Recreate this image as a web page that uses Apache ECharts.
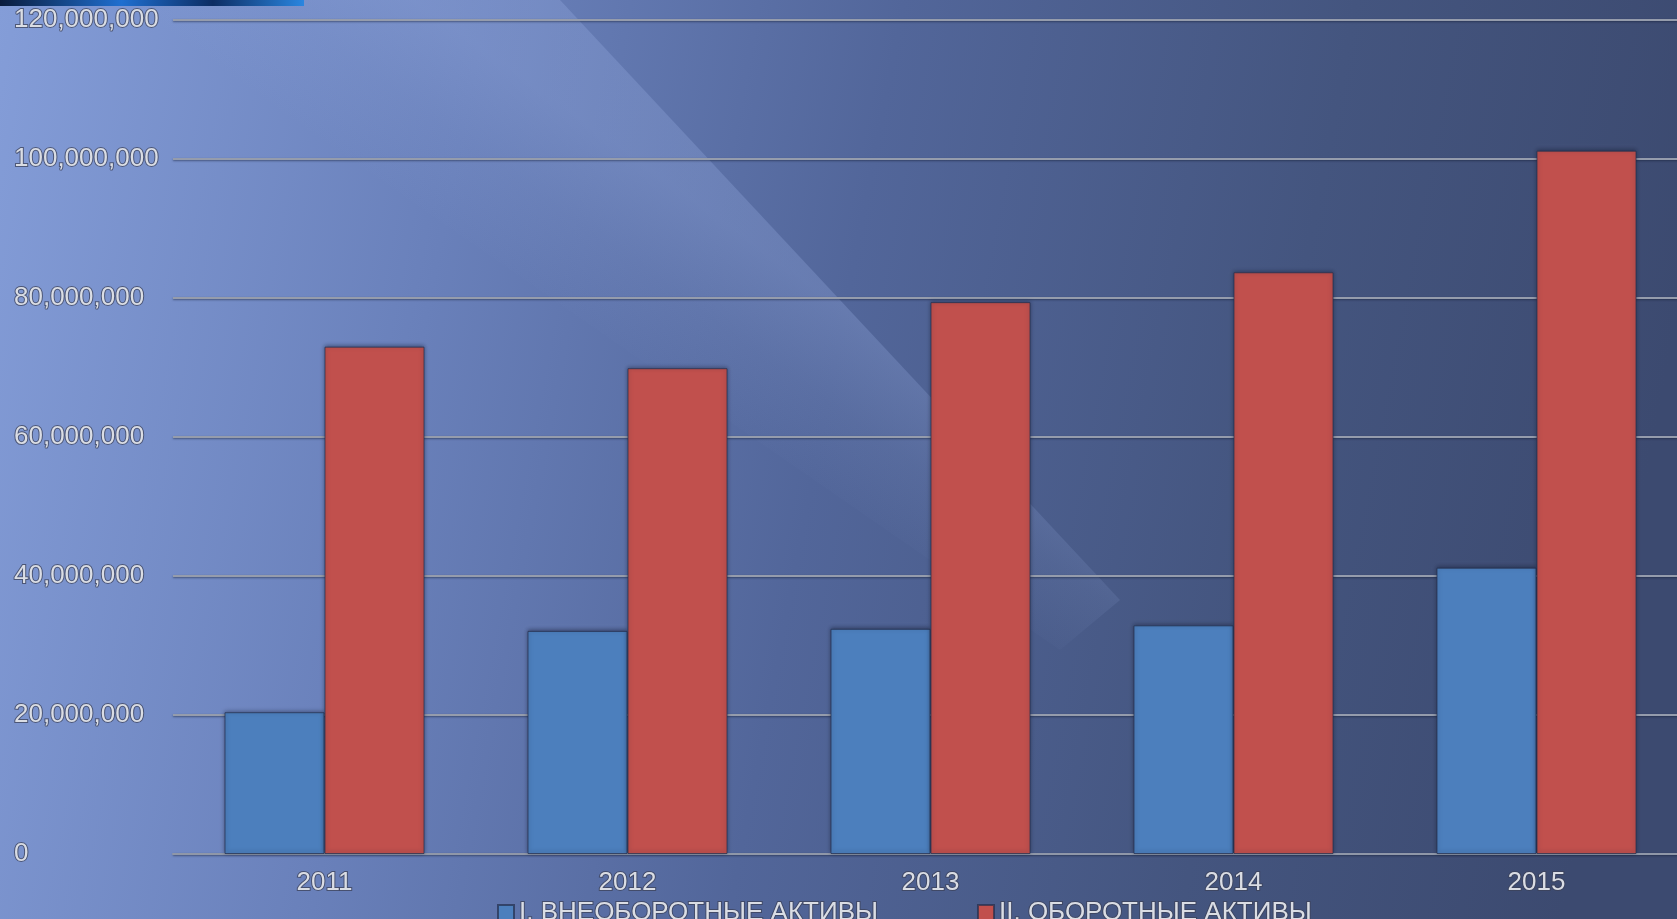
<!DOCTYPE html>
<html>
<head>
<meta charset="utf-8">
<script src="https://cdn.jsdelivr.net/npm/echarts@6/dist/echarts.min.js"></script>
<style>
    html, body { margin: 0; padding: 0; }
    #main { width: 1677px; height: 919px; }
</style>
</head>
<body>
<div id="main"></div>
<script>
    // данные баланса по годам
    var years = ['2011', '2012', '2013', '2014', '2015'];
    var nonCurrent = [20400000, 32100000, 32400000, 32900000, 41200000];
    var current = [73000000, 69900000, 79400000, 83700000, 101200000];
    var seriesNames = ['I. ВНЕОБОРОТНЫЕ АКТИВЫ', 'II. ОБОРОТНЫЕ АКТИВЫ'];

    var labelStyle = {
        fontFamily: 'Liberation Sans, Arial, sans-serif',
        fontSize: 26,
        color: '#dadde4',
        textBorderColor: 'rgba(60,66,88,0.75)',
        textBorderWidth: 2
    };

    var myChart = echarts.init(document.getElementById('main'));

    var option = {
        backgroundColor: {
            type: 'linear', x: 0, y: 0, x2: 1, y2: 0.35,
            colorStops: [
                {offset: 0, color: '#849dd8'},
                {offset: 0.28, color: '#6980ba'},
                {offset: 0.52, color: '#52669a'},
                {offset: 0.78, color: '#44557f'},
                {offset: 1, color: '#3c4a70'}
            ]
        },
        graphic: [
            {
                // светлая диагональная полоса фона
                type: 'polygon', z: -10, silent: true,
                shape: {points: [[120, 0], [560, 0], [1120, 600], [1060, 650]]},
                style: {
                    fill: {
                        type: 'linear', x: 860, y: 320, x2: 760, y2: 459, global: true,
                        colorStops: [
                            {offset: 0, color: 'rgba(160,182,235,0.26)'},
                            {offset: 0.5, color: 'rgba(160,182,235,0.1)'},
                            {offset: 1, color: 'rgba(160,182,235,0)'}
                        ]
                    }
                }
            },
            {
                type: 'rect', z: -9, silent: true,
                shape: {x: 0, y: 0, width: 304, height: 6},
                style: {
                    fill: {
                        type: 'linear', x: 0, y: 0, x2: 1, y2: 0,
                        colorStops: [
                            {offset: 0, color: '#0b1c3c'},
                            {offset: 0.4, color: '#1f6fd0'},
                            {offset: 0.7, color: '#0d2d63'},
                            {offset: 1, color: '#2a86e0'}
                        ]
                    }
                }
            }
        ],
        grid: {left: 173, width: 1515, top: 20, bottom: 65, outerBoundsMode: 'none'},
        legend: {
            left: 492, top: 894,
            icon: 'rect',
            itemWidth: 16, itemHeight: 16,
            itemGap: 98,
            textStyle: labelStyle,
            data: seriesNames
        },
        xAxis: {
            type: 'category',
            data: years,
            axisTick: {show: false},
            axisLine: {lineStyle: {color: '#8f97a8', width: 2}},
            axisLabel: Object.assign({margin: 16}, labelStyle)
        },
        yAxis: {
            type: 'value',
            min: 0, max: 120000000, interval: 20000000,
            axisLine: {show: false},
            axisTick: {show: false},
            axisLabel: Object.assign({
                margin: 159,
                align: 'left',
                formatter: function (v) { return v.toLocaleString('en-US'); }
            }, labelStyle),
            splitLine: {
                lineStyle: {
                    color: '#959cac', width: 2,
                    shadowColor: 'rgba(20,28,50,0.5)', shadowBlur: 2, shadowOffsetY: 1
                }
            }
        },
        series: [
            {
                name: seriesNames[0],
                type: 'bar',
                barWidth: 100,
                barGap: '0%',
                itemStyle: {
                    color: '#4c7fbd',
                    borderColor: 'rgba(35,45,75,0.7)', borderWidth: 1,
                    shadowColor: 'rgba(20,28,50,0.5)', shadowBlur: 4, shadowOffsetY: -1
                },
                data: nonCurrent
            },
            {
                name: seriesNames[1],
                type: 'bar',
                barWidth: 100,
                itemStyle: {
                    color: '#c1504d',
                    borderColor: 'rgba(35,45,75,0.7)', borderWidth: 1,
                    shadowColor: 'rgba(20,28,50,0.5)', shadowBlur: 4, shadowOffsetY: -1
                },
                data: current
            }
        ]
    };

    myChart.setOption(option);
</script>
</body>
</html>
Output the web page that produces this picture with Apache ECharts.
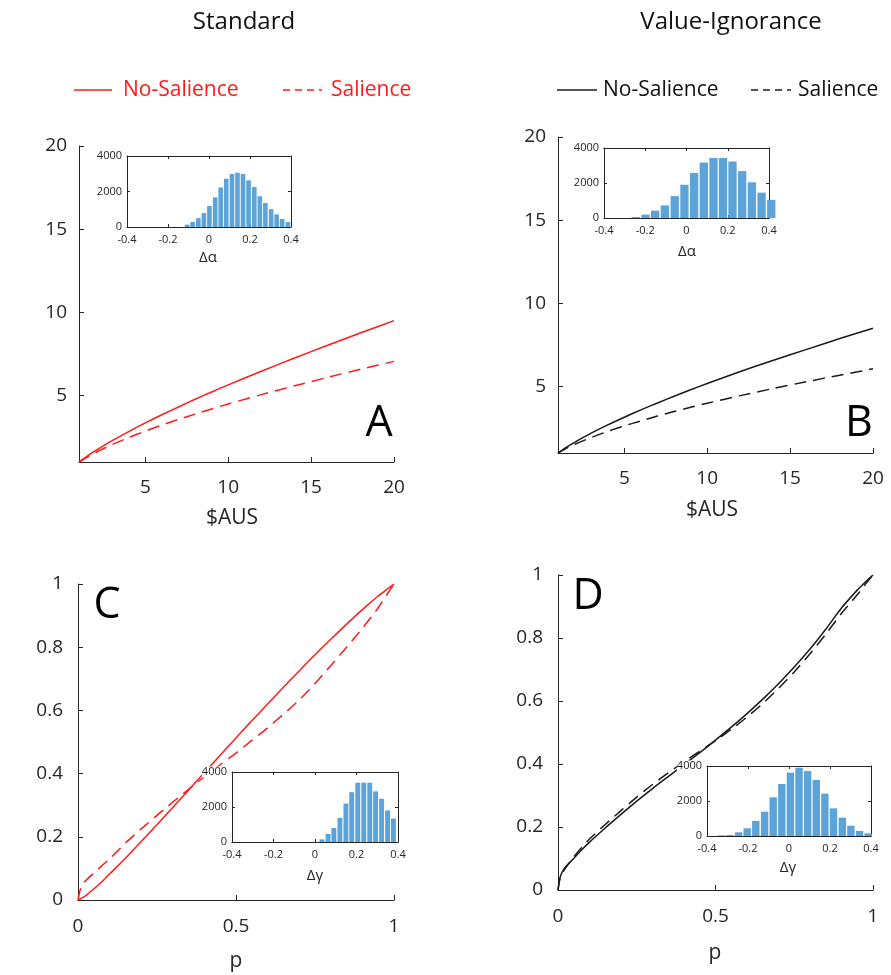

※

■ Goal
From the listing above, print every entry precisely and drop the pictures.

■ Output for this exercise
Recreate this image as a web page that uses Apache ECharts.
<!DOCTYPE html>
<html>
<head>
<meta charset="utf-8">
<script src="https://cdn.jsdelivr.net/npm/echarts@6/dist/echarts.min.js"></script>
<style>
    html, body { margin: 0; padding: 0; }
    #main { width: 1677px; height: 919px; }
</style>
</head>
<body>
<div id="main"></div>
<script>
    // данные баланса по годам
    var years = ['2011', '2012', '2013', '2014', '2015'];
    var nonCurrent = [20400000, 32100000, 32400000, 32900000, 41200000];
    var current = [73000000, 69900000, 79400000, 83700000, 101200000];
    var seriesNames = ['I. ВНЕОБОРОТНЫЕ АКТИВЫ', 'II. ОБОРОТНЫЕ АКТИВЫ'];

    var labelStyle = {
        fontFamily: 'Liberation Sans, Arial, sans-serif',
        fontSize: 26,
        color: '#dadde4',
        textBorderColor: 'rgba(60,66,88,0.75)',
        textBorderWidth: 2
    };

    var myChart = echarts.init(document.getElementById('main'));

    var option = {
        backgroundColor: {
            type: 'linear', x: 0, y: 0, x2: 1, y2: 0.35,
            colorStops: [
                {offset: 0, color: '#849dd8'},
                {offset: 0.28, color: '#6980ba'},
                {offset: 0.52, color: '#52669a'},
                {offset: 0.78, color: '#44557f'},
                {offset: 1, color: '#3c4a70'}
            ]
        },
        graphic: [
            {
                // светлая диагональная полоса фона
                type: 'polygon', z: -10, silent: true,
                shape: {points: [[120, 0], [560, 0], [1120, 600], [1060, 650]]},
                style: {
                    fill: {
                        type: 'linear', x: 860, y: 320, x2: 760, y2: 459, global: true,
                        colorStops: [
                            {offset: 0, color: 'rgba(160,182,235,0.26)'},
                            {offset: 0.5, color: 'rgba(160,182,235,0.1)'},
                            {offset: 1, color: 'rgba(160,182,235,0)'}
                        ]
                    }
                }
            },
            {
                type: 'rect', z: -9, silent: true,
                shape: {x: 0, y: 0, width: 304, height: 6},
                style: {
                    fill: {
                        type: 'linear', x: 0, y: 0, x2: 1, y2: 0,
                        colorStops: [
                            {offset: 0, color: '#0b1c3c'},
                            {offset: 0.4, color: '#1f6fd0'},
                            {offset: 0.7, color: '#0d2d63'},
                            {offset: 1, color: '#2a86e0'}
                        ]
                    }
                }
            }
        ],
        grid: {left: 173, width: 1515, top: 20, bottom: 65, outerBoundsMode: 'none'},
        legend: {
            left: 492, top: 894,
            icon: 'rect',
            itemWidth: 16, itemHeight: 16,
            itemGap: 98,
            textStyle: labelStyle,
            data: seriesNames
        },
        xAxis: {
            type: 'category',
            data: years,
            axisTick: {show: false},
            axisLine: {lineStyle: {color: '#8f97a8', width: 2}},
            axisLabel: Object.assign({margin: 16}, labelStyle)
        },
        yAxis: {
            type: 'value',
            min: 0, max: 120000000, interval: 20000000,
            axisLine: {show: false},
            axisTick: {show: false},
            axisLabel: Object.assign({
                margin: 159,
                align: 'left',
                formatter: function (v) { return v.toLocaleString('en-US'); }
            }, labelStyle),
            splitLine: {
                lineStyle: {
                    color: '#959cac', width: 2,
                    shadowColor: 'rgba(20,28,50,0.5)', shadowBlur: 2, shadowOffsetY: 1
                }
            }
        },
        series: [
            {
                name: seriesNames[0],
                type: 'bar',
                barWidth: 100,
                barGap: '0%',
                itemStyle: {
                    color: '#4c7fbd',
                    borderColor: 'rgba(35,45,75,0.7)', borderWidth: 1,
                    shadowColor: 'rgba(20,28,50,0.5)', shadowBlur: 4, shadowOffsetY: -1
                },
                data: nonCurrent
            },
            {
                name: seriesNames[1],
                type: 'bar',
                barWidth: 100,
                itemStyle: {
                    color: '#c1504d',
                    borderColor: 'rgba(35,45,75,0.7)', borderWidth: 1,
                    shadowColor: 'rgba(20,28,50,0.5)', shadowBlur: 4, shadowOffsetY: -1
                },
                data: current
            }
        ]
    };

    myChart.setOption(option);
</script>
</body>
</html>
Output the web page that produces this picture with Apache ECharts.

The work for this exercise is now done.